President Obama had a choice, STAND on his belief that the top 2% of wage earners should not have the decrease to their top marginal tax rates extended, or DELIVER a package of benefits to the low and middle class including a 2% payroll tax decrease in 2011, a 13 month extension of extended unemployment payments, the extension of college tuition tax credits and a business investment depreciation waiver that would highly incent businesses to spend money now. Obama chose the later.
For the first time in his presidency, Barack Obama is hearing the combination of praise from the Right and outrage from the Left. Today, House Democrats passed a resolution saying they reject the deal brokered by Obama and House Republicans saying they will not bring it to the floor for a vote. I kind of doubt that. Maybe the House Dems will negotiate some small changes and bring that up for a vote, but one of the first things a good negotiator does is understand who has leverage and how much. In a few weeks, the 112th Congress will be seated and the Republicans, not the Dems, will be in the majority. They are most certainly going to bring the extension of the Bush Tax Cuts for all up for a vote and it will pass. There is also no reason to believe they will be as generous in also providing the above-mentioned tax benefits for the middle class. That is called leverage. The Dems know it or at least should know it. Everything else has just been grandstanding for their constituents.
If Nancy Pelosi believes she can get a modified plan agreeable to the Republicans that doesn't include Bush Tax Cut extensions for taxable family incomes over $250,000, by all means have at it. If she thinks she can get the Republicans to agree to modifying the Estate Tax proposal from a $5Million waiver and 35% tax on amounts above that level, go for it. (I think the level should be somewhere between $3-$5Million, but feel strongly that that Estate Tax should not be higher than the highest marginal income tax rate, so I am good with 35% right now.)

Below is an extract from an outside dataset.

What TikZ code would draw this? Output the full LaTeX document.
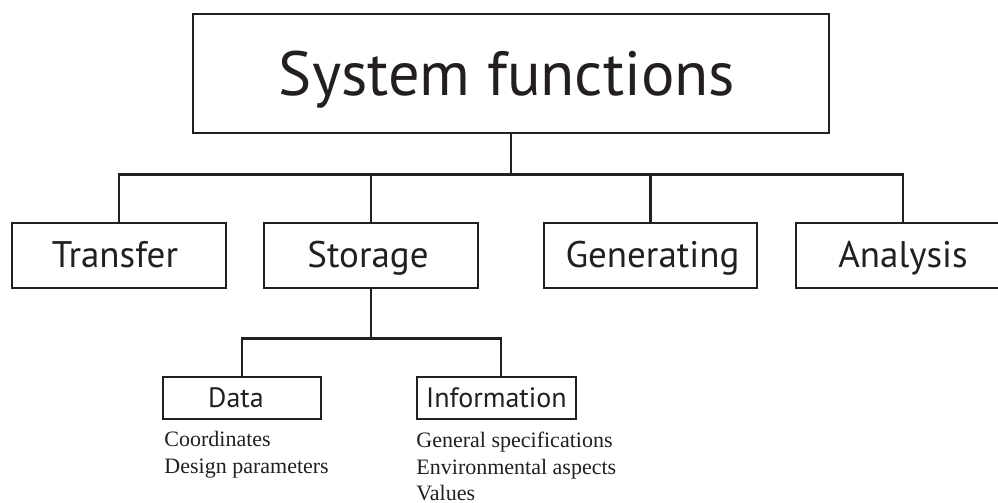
\documentclass[tikz,border=0pt]{standalone}
\usepackage{fontspec}
\setmainfont{Liberation Serif}
\newfontfamily\boxfont{PT Sans}
\definecolor{ink}{HTML}{231F20}
\begin{document}
\begin{tikzpicture}[x=1pt,y=-1pt,
  line width=2.9pt, draw=ink, text=ink,
  box/.style={draw=ink, line width=2.9pt, inner sep=0pt, minimum height=65pt, minimum width=214pt,
    text height=23pt, text depth=0pt, font=\boxfont\fontsize{37}{40}\selectfont},
  smallbox/.style={draw=ink, line width=2.9pt, inner sep=0pt, minimum height=42pt, minimum width=158pt,
    text height=18pt, text depth=0pt, font=\boxfont\fontsize{28}{30}\selectfont},
  item/.style={anchor=base west, inner sep=0pt, font=\fontsize{22}{26}\selectfont}]
\useasboundingbox (0,0) rectangle (998,503);
\clip (0,0) rectangle (998,503);
\node[draw=ink, line width=2.9pt, inner sep=0pt, minimum width=636pt, minimum height=119pt,
      text height=43pt, text depth=0pt,
      font=\boxfont\fontsize{62.5}{66}\selectfont] (top) at (511,73.5) {\kern-8pt System functions};
\node[box] (transfer) at (119,255.5) {\kern-8pt Transfer};
\node[box] (storage) at (371,255.5) {\kern-6pt Storage};
\node[box, minimum width=213pt] (generating) at (650.5,255.5) {\kern4pt Generating};
\node[box] (analysis) at (903,255.5) {Analysis};
\node[smallbox] (data) at (242,398) {\kern-12pt Data};
\node[smallbox, minimum width=159pt] (information) at (496.5,398) {Information};
\node[item] (coord) at (163,446) {Coordinates};
\node[item] (design) at (163,473) {Design parameters};
\node[item] (general) at (415,447) {General specifications};
\node[item] (environ) at (415,474) {Environmental aspects};
\node[item] (values) at (415,500) {Values};
\path (top.south) ++(0,40) coordinate (hub);
\draw (top.south) -- (hub);
\draw (transfer.north) |- (hub) -| (analysis.north);
\draw (storage.north) -- (storage.north |- hub);
\draw (generating.north) -- (generating.north |- hub);
\path (storage.south) ++(0,49) coordinate (subhub);
\draw (storage.south) -- (subhub);
\draw (data.north) |- (subhub) -| ([xshift=4.5pt]information.north);
\end{tikzpicture}
\end{document}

Despite all the sturm and drang from Dems on the Obama Compromise/Capitulation on taxes, this is the very best deal the Dems could have dreamed to get in the last month of their majority in the House. In fact, Charles Krauthammer, who I so rarely agree with you would think one of us is intentionally choosing an opinion that is directly opposite that held by the other, is calling this Obama Tax Compromise the Swindle of the Year. I agree with him so much, that for what undoubtedly will be the only time in history, I will show the opening lines of his recent editorial in the Washington Post:
Barack Obama won the great tax-cut showdown of 2010 - and House Democrats don't have a clue that he did. In the deal struck this week, the president negotiated the biggest stimulus in American history, larger than his $814 billion 2009 stimulus package. It will pump a trillion borrowed Chinese dollars into the U.S. economy over the next two years - which just happen to be the two years of the run-up to the next presidential election. This is a defeat?
Krauthammer maintains and I certainly agree that "...the package will add as much as 1 percent to GDP and lower the unemployment rate by about 1.5 percentage points. That could easily be the difference between victory and defeat in 2012." I could quote more to reinforce my points, but please go to the article and read for yourself.
So the Republicans, led by Tea Party supporters, swept into the House and Senate with a big push for lowering the deficit. Of all the outrage I am hearing and reading about, strangely, very little is coming from the Right on the deficit increase. Democrats, long the sponsors of taking care of the middle class have before them perhaps the largest stimulus legislation ever affecting the middle class and they are complaining that high wage earners are getting to keep an additional 3-4% of their taxable wages above $250K for another 2 years.
It does appear that we are cursed to be living in interesting times.